The sticking point seems to be the dilly dallying between stakeholders and partners with Essex County Council and Braintree Council and the dithering indecision, as has been the case for as many years as I can remember.

I hear the argument that shops need good access for deliveries and quite agree if the town is to survive as a commercial centre.

But I say to them look at how other ancient and splendid towns and cities have managed it such as with the shambles in York (to name but one).

Of course, those parties have a financial and commercial interest and I do think their blinkered view is out of touch with the tenants and Mr Watts', as well as mine and the majority of people who use what could be a lovely thoroughfare.

The long term financial interests can surely only be enhanced by improved trade and increased property value.

At the moment, that ain’t happening!

It is obvious you cannot cut off all vehicular access to a commercial centre, but limited access at certain times for deliveries only makes sense and would alleviate the roads constant upkeep costs.

Since the road section was block paved in a half-hearted sort of pedestrianised way, the constant use by buses and other vehicles, legal or otherwise, has taken its toll and must have cost fortunes in upkeep.

Think of the benefits for wheelchair and pushchair users, as well as the rest of us if the surface was even and properly structured with an attractive alternative and not have to worry about getting knocked over by a bus, taxi, van and unauthorised vehicles.

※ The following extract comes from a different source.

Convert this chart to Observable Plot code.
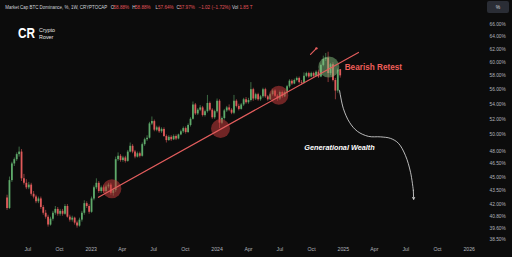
<!DOCTYPE html>
<html><head><meta charset="utf-8">
<script src="https://cdn.jsdelivr.net/npm/d3@7"></script>
<script src="https://cdn.jsdelivr.net/npm/@observablehq/plot@0.6"></script>
<style>
html,body{margin:0;padding:0;background:#0c0c0c;overflow:hidden}
#wrap{position:relative;width:512px;height:257px}
</style></head><body><div id="wrap"></div>
<script>
// Weekly candles of BTC dominance (%), first week starts Monday 2022-05-02
const startWeek = "2022-05-02";
const opens = [42.7,41.6,44.6,46.5,47.0,47.6,47.9,44.8,44.3,43.8,44.1,43.1,42.8,42.3,42.6,41.7,41.1,40.7,39.9,40.5,
41.1,41.5,41.0,41.3,41.0,41.8,40.7,40.4,40.6,40.1,39.8,40.4,41.1,42.1,41.8,41.2,42.6,43.8,44.3,43.4,
43.8,43.4,43.9,44.1,43.2,43.5,47.0,47.4,46.9,47.2,46.8,47.9,48.6,47.9,47.3,47.7,47.4,48.8,49.4,49.6,
51.4,51.7,50.6,50.9,50.4,50.7,49.8,49.3,49.7,49.4,49.8,49.5,50.0,50.4,50.8,50.3,51.2,52.0,53.9,52.7,
53.2,53.5,52.5,53.0,54.1,53.2,52.2,53.0,54.4,51.5,52.1,53.1,53.5,53.2,52.8,54.4,53.7,53.3,53.9,54.6,
54.2,54.5,56.0,54.7,55.3,54.6,55.0,56.0,55.0,54.6,55.3,55.8,55.1,54.7,55.6,55.0,55.6,56.4,57.2,56.8,
57.3,57.6,57.0,56.9,57.9,58.3,57.8,58.3,57.9,58.5,57.8,59.5,60.4,60.6,58.3,59.6,57.3,55.8,58.88];
const highs = [43.0,45.0,46.7,47.2,47.8,48.5,48.2,45.3,44.7,44.4,44.3,43.4,43.0,42.8,42.8,41.9,41.4,40.9,40.7,41.3,
41.8,41.7,41.5,41.5,42.0,42.0,40.9,40.8,40.7,40.3,40.6,41.3,42.4,42.3,42.0,42.8,44.0,44.8,44.5,44.0,
44.0,44.1,44.3,44.3,43.7,47.3,47.8,47.6,47.4,47.4,48.1,49.0,48.8,48.1,47.9,47.9,49.0,49.6,49.9,51.6,
52.3,51.9,51.1,51.1,50.9,50.9,50.0,49.9,49.9,50.0,50.0,50.1,50.6,51.0,51.0,51.4,52.2,54.3,54.1,53.4,
53.8,53.7,53.2,55.2,54.3,53.4,53.2,54.7,54.6,52.3,53.3,53.7,53.9,53.4,55.2,54.6,54.0,54.1,54.8,54.9,
54.8,57.0,56.2,55.5,55.5,55.2,56.2,56.2,55.2,55.5,56.0,56.0,55.3,55.8,55.8,55.8,56.6,57.4,57.4,57.5,
57.8,57.8,57.3,58.4,58.5,58.5,58.5,58.5,58.7,58.8,59.7,60.9,61.3,61.5,59.8,59.9,57.6,59.0,58.88];
const lows = [41.4,41.5,44.4,46.2,46.8,47.3,44.5,44.1,43.6,43.6,42.9,42.6,42.1,42.1,41.5,40.9,40.5,39.7,39.8,40.3,
40.9,40.8,40.8,40.8,40.9,40.6,40.2,40.2,39.9,39.6,39.7,40.2,40.9,41.6,41.0,41.1,42.4,43.6,43.2,43.2,
43.2,43.3,43.7,43.0,42.9,43.3,46.8,46.7,46.7,46.6,46.7,47.8,47.7,47.1,47.2,47.2,47.3,48.6,49.2,49.5,
51.2,50.4,50.4,50.2,50.2,49.7,49.0,49.2,49.2,49.3,49.3,49.4,49.9,50.2,50.1,50.2,51.0,51.9,52.5,52.5,
53.0,52.3,52.3,52.8,53.0,52.0,52.0,52.8,50.8,51.3,51.9,52.9,53.0,52.6,52.6,53.5,53.1,53.2,53.7,54.0,
54.0,54.3,54.4,54.5,54.4,54.4,54.8,54.8,54.4,54.5,55.1,54.9,54.4,54.5,54.8,54.9,55.4,56.2,56.6,56.7,
57.1,56.8,56.6,56.8,57.7,57.6,57.7,57.7,57.8,57.6,57.7,59.3,60.1,57.0,58.0,57.1,54.6,55.5,57.64];
const closes = [41.6,44.6,46.5,47.0,47.6,47.9,44.8,44.3,43.8,44.1,43.1,42.8,42.3,42.6,41.7,41.1,40.7,39.9,40.5,41.1,
41.5,41.0,41.3,41.0,41.8,40.7,40.4,40.6,40.1,39.8,40.4,41.1,42.1,41.8,41.2,42.6,43.8,44.3,43.4,43.8,
43.4,43.9,44.1,43.2,43.5,47.0,47.4,46.9,47.2,46.8,47.9,48.6,47.9,47.3,47.7,47.4,48.8,49.4,49.6,51.4,
51.7,50.6,50.9,50.4,50.7,49.8,49.3,49.7,49.4,49.8,49.5,50.0,50.4,50.8,50.3,51.2,52.0,53.9,52.7,53.2,
53.5,52.5,53.0,54.1,53.2,52.2,53.0,54.4,51.5,52.1,53.1,53.5,53.2,52.8,54.4,53.7,53.3,53.9,54.6,54.2,
54.5,56.0,54.7,55.3,54.6,55.0,56.0,55.0,54.6,55.3,55.8,55.1,54.7,55.6,55.0,55.6,56.4,57.2,56.8,57.3,
57.6,57.0,56.9,57.9,58.3,57.8,58.3,57.9,58.5,57.8,59.5,60.4,60.6,58.3,59.6,57.3,55.8,58.8,57.97];

// axis ticks
const xTickDates = ["2022-07-01","2022-10-01","2023-01-01","2023-04-01","2023-07-01","2023-10-01","2024-01-01",
  "2024-04-01","2024-07-01","2024-10-01","2025-01-01","2025-04-01","2025-07-01","2025-10-01","2026-01-01"];
const xTickLabels = ["Jul","Oct","2023","Apr","Jul","Oct","2024","Apr","Jul","Oct","2025","Apr","Jul","Oct","2026"];
const yTicks = [66,64,62,60,58,56,54,52,50,48,46.5,45,43.5,42,40.8,39.6,38.5];

// annotations (data coordinates)
const trendDates = ["2023-01-22","2025-02-14"];
const trendValues = [42.78, 61.47];
const redCircleDates = ["2023-03-02","2024-01-11","2024-06-28"];
const redCircleValues = [43.70, 50.80, 55.22];
const greenCircleDate = ["2024-11-20"];
const greenCircleValue = [59.27];
const pathDates = ["2024-12-21","2025-01-01","2025-01-19","2025-02-11","2025-03-15","2025-04-19","2025-05-18","2025-06-10","2025-06-30","2025-07-15","2025-07-23"];
const pathValues = [55.91,53.44,51.60,50.45,49.82,49.76,49.57,48.96,47.51,45.53,43.53];
const arrowEnd = {date:"2025-07-24", value:42.56};
const labelBearish = {date:"2025-01-05", value:59.18, text:"Bearish Retest"};
const labelGen = {date:"2024-09-10", value:48.38, text:"Generational Wealth"};
const pinDates = ["2024-09-28","2024-10-15"];
const pinValues = [61.17, 62.10];

const D = s => new Date(s + "T00:00:00Z");
const start = D(startWeek);
const candles = opens.map((o, i) => ({
  date: d3.utcDay.offset(start, 7 * i), open: o, high: highs[i], low: lows[i], close: closes[i]
}));
const up = "#5ea96a", down = "#e05a5a";
const col = d => d.close >= d.open ? up : down;
const labelMap = new Map(xTickDates.map((d, i) => [+D(d), xTickLabels[i]]));

const trend = trendDates.map((d, i) => ({date: D(d), value: trendValues[i]}));
const reds = redCircleDates.map((d, i) => ({date: D(d), value: redCircleValues[i]}));
const greens = greenCircleDate.map((d, i) => ({date: D(d), value: greenCircleValue[i]}));
const path = pathDates.map((d, i) => ({date: D(d), value: pathValues[i]}));
const pin = pinDates.map((d, i) => ({date: D(d), value: pinValues[i]}));

const plot = Plot.plot({
  width: 512, height: 257,
  marginLeft: 0, marginRight: 34, marginTop: 0, marginBottom: 15,
  style: {background: "#0c0c0c", color: "#b2b5be", fontFamily: "'Liberation Sans', Arial, sans-serif", overflow: "visible"},
  x: {type: "utc", domain: [D("2022-04-13"), D("2026-01-28")]},
  y: {type: "log", domain: [38.2, 70]},
  marks: [
    Plot.axisX({ticks: xTickDates.map(D), tickFormat: d => labelMap.get(+d), tickSize: 0, tickPadding: 5, fontSize: 5.2, color: "#b2b5be"}),
    Plot.axisY({anchor: "right", ticks: yTicks, tickFormat: d => d.toFixed(2) + "%", tickSize: 0, tickPadding: 11, textAnchor: "start", fontSize: 4.8, color: "#b2b5be"}),
    Plot.ruleX(candles, {x: "date", y1: "low", y2: "high", stroke: col, strokeWidth: 0.6}),
    Plot.ruleX(candles, {x: "date", y1: "open", y2: "close", stroke: col, strokeWidth: 1.8}),
    Plot.dot(reds, {x: "date", y: "value", r: 9.5, fill: "#c23a3a", fillOpacity: 0.55, stroke: "none"}),
    Plot.dot(greens, {x: "date", y: "value", r: 10.5, fill: "#86bf80", fillOpacity: 0.5, stroke: "none"}),
    Plot.line(trend, {x: "date", y: "value", stroke: "#e35d5d", strokeWidth: 1.2}),
    Plot.line(pin, {x: "date", y: "value", stroke: "#e35d5d", strokeWidth: 1.2}),
    Plot.dot(pin.slice(1), {x: "date", y: "value", r: 1.2, fill: "#e35d5d", stroke: "none"}),
    Plot.line(path, {x: "date", y: "value", curve: "catmull-rom", stroke: "#e6e6e6", strokeWidth: 0.8}),
    Plot.arrow([{x1: path[path.length - 1].date, y1: path[path.length - 1].value, x2: D(arrowEnd.date), y2: arrowEnd.value}],
      {x1: "x1", y1: "y1", x2: "x2", y2: "y2", stroke: "#e6e6e6", strokeWidth: 0.8, headLength: 4}),
    Plot.text([labelBearish], {x: d => D(d.date), y: "value", text: "text", textAnchor: "start", fill: "#ef5f5a", fontSize: 8.2, fontWeight: "bold"}),
    Plot.text([labelGen], {x: d => D(d.date), y: "value", text: "text", textAnchor: "start", fill: "#ffffff", fontSize: 7.3, fontWeight: "bold", fontStyle: "italic"})
  ]
});
document.getElementById("wrap").appendChild(plot);

// header, logo and price-scale badge
const svg = d3.select(plot);
const g = svg.append("g").attr("font-family", "'Liberation Sans', Arial, sans-serif").attr("text-anchor", "start");
const hdr = [
  {x: 5.3, t: "Market Cap BTC Dominance, %, 1W, CRYPTOCAP", c: "#d1d4dc", w: 102},
  {x: 110.8, t: "O", c: "#d1d4dc"}, {x: 113.5, t: "58.88%", c: "#e0545a"},
  {x: 132.3, t: "H", c: "#d1d4dc"}, {x: 135, t: "58.88%", c: "#e0545a"},
  {x: 155.5, t: "L", c: "#d1d4dc"}, {x: 158, t: "57.64%", c: "#e0545a"},
  {x: 176.5, t: "C", c: "#d1d4dc"}, {x: 179.2, t: "57.97%", c: "#e0545a"},
  {x: 198.5, t: "\u22121.02 (\u22121.72%)", c: "#e0545a"},
  {x: 232, t: "Vol", c: "#d1d4dc"}, {x: 239.5, t: "1.85 T", c: "#e0545a"}
];
hdr.forEach(h => {
  const t = g.append("text").attr("x", h.x).attr("y", 9).attr("font-size", 4.6).attr("fill", h.c).text(h.t);
  if (h.w) t.attr("textLength", h.w).attr("lengthAdjust", "spacingAndGlyphs");
});
g.append("text").attr("x", 18).attr("y", 38.3).attr("font-size", 14).attr("font-weight", "900")
  .attr("textLength", 17).attr("lengthAdjust", "spacingAndGlyphs").attr("fill", "#ffffff").text("CR");
g.append("text").attr("x", 39).attr("y", 32).attr("font-size", 5.4).attr("fill", "#e8e8e8").text("Crypto");
g.append("text").attr("x", 39).attr("y", 38.5).attr("font-size", 5.4).attr("fill", "#e8e8e8").text("Rover");
g.append("rect").attr("x", 487).attr("y", 1).attr("width", 22).attr("height", 12).attr("rx", 2).attr("fill", "#2a2d35");
g.append("text").attr("x", 498).attr("y", 9).attr("text-anchor", "middle").attr("font-size", 5).attr("fill", "#d1d4dc").text("%");
</script></body></html>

I’m sure the sitting traders and tenants would also see improvements and definitely less pollution, as well as alleviating the burden on all our pockets for its upkeep.

In the words of Boris Johnson: "We need to get this thing done."

By the way, if Highways Essex has any vacancies for inspectors, I would be more than happy to oblige, free of charge, to advise what is a good or bad surface for public access or would suggest its current employees take a quick pop into Specsavers (not to forget Boots and Patrick & Menzies) while they are in the High Street on their monthly visit!